Others have not been as lucky.
“Those that have managed to avoid getting stuck in the trash filters and drowning are now multiplying in the marsh,” Fimiani said.
The illegal dumping of rabbits and other animals is taking place against the backdrop of a planned restoration of the ecological reserve by Fish and Game. Last month, the state agency kicked off the beginning of the environmental review period, which will last until Oct. 23.
Another complication for the rabbits is that since they are domestic animals, they are at risk of being killed by large wetland denizens. Hawks frequent Ballona and foxes have been spotted in Area B, which includes the location behind Gordon’s Market in Playa del Rey as well as the area near the Culver-Jefferson intersection.

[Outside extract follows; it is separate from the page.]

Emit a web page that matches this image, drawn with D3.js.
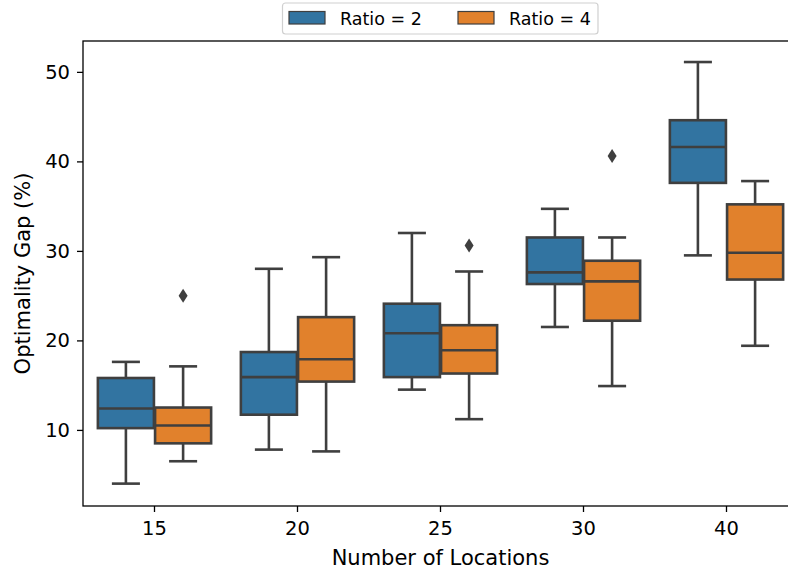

“They are completely na•ve as far as predators go,” Read noted.
Hadzimuratovic also raised the point of domestic animals becoming easy prey in the wild. “They are defenseless,” she said. “They also cannot survive extreme heat or cold.”
During the last herding of the floppy eared animals, Fimiani discovered there are many rescue organizations like Hadzimuratovic’s that are dedicated exclusively to domesticated rabbits.
“It’s heartbreaking when you go online and see so many up for adoption – they are like dogs and cats in that they are soft and cuddly, but they don’t meow, purr or bark – so people tend to ignore them because of their silent nature,” she lamented.
Hadzimuratovic advises those who no longer want rabbits as pets to first try and make the situation better for owner and rabbit. “Rabbits need to be spayed and neutered, they need hay and they need a litter box,” she said. “That’s the kind of setup that they need.”
If all else fails, leaving them in the wild is not only illegal but inhumane, Hadzimuratovic added. “Subjecting them to a life outside is wrong. People that no longer want rabbits can contact a rescue organization that will board them and find them a new home,” she recommended.
Fimiani, who has taken the “Ballona Nine” home and is caring for them, wishes pet owners who abandon rabbits and other household pets in the wetlands would consider the dangers they are causing to the animals as well as potentially to the ecosystem of the reserve.
“People need a reality check,” she said. “Some pets with no way to defend themselves, like the rabbits, can end up eaten by raccoons, coyotes, run over by cars, or starving to death. Others become bullies of the marsh, outcompeting and out-eating the native species.